The 39 Indian workers were killed when ISIS had reached a peak of brutality and had no intention of negotiating, unlike earlier hostage situations
On March 20, Minister of External Affairs Sushma Swaraj informed a stunned Rajya Sabha that the 39 Indian workers who had been in the custody of the Islamic State of Iraq and Syria (ISIS) since June 2014 were dead.

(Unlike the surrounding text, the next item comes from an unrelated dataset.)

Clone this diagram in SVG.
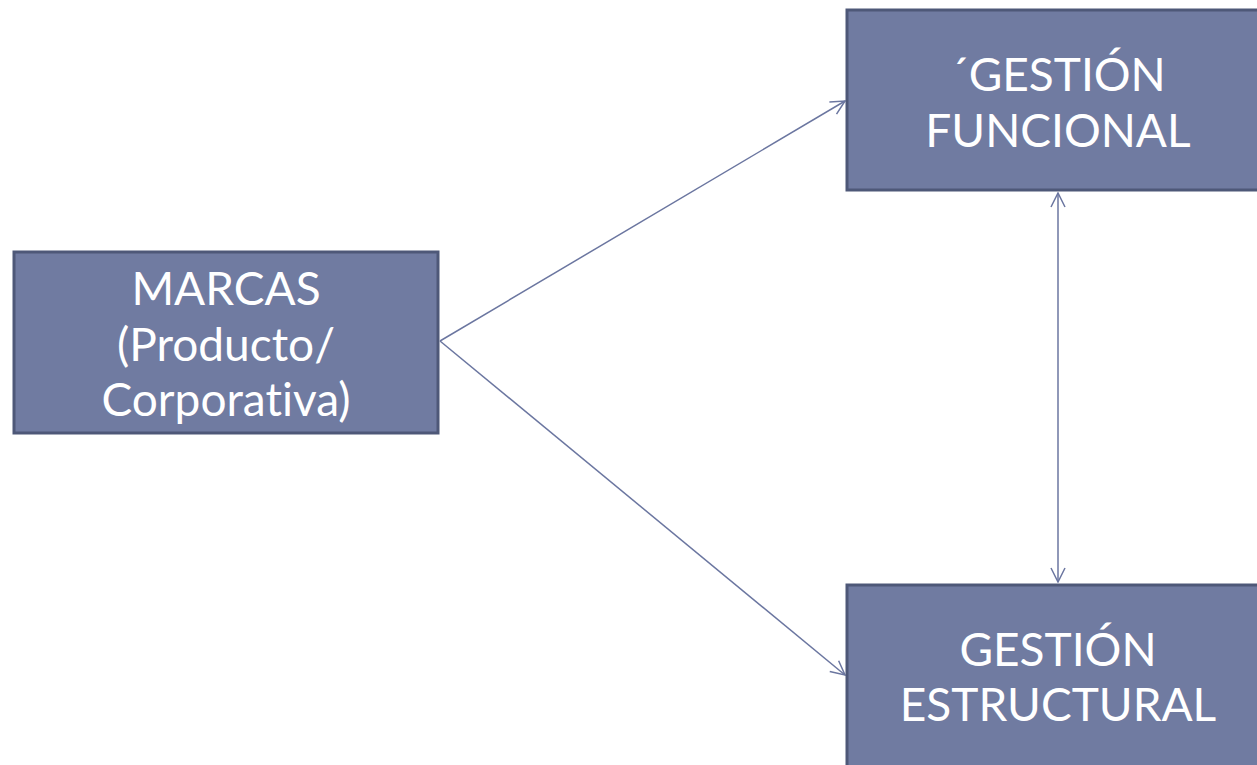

This announcement has ended four years of hope in the hearts of family members that their loved ones still lived, a hope that had survived in spite of persistent reports of ISIS’s intolerance and brutality and its dreadful record of killing those in its custody.
ISIS was the product of the US-led war on Iraq in 2003 and the subsequent occupation of that country, during which state structures and institutions were systematically dismantled and the virus of sectarianism was injected deliberately into the broken political and social order.
Wellsprings Of ISIS
The US occupation of Iraq meant not just the robust ‘empowerment’ of the Shia as part of its deliberate divide-and-rule policies—it also meant the dismissal, incarceration, torture, unemployment and humiliation of Sunnis in senior ministerial, civil service, armed forces and security positions, besides attacks on them and their family members by the newly set-up Shia militia, often backed by Iran.
The jehad led by the Afghanistan veteran Abu Musab al-Zarqawi from 2003 attracted a large number of such disenfranchised Sunnis who now took up arms against the US occupation and the Shia community in general.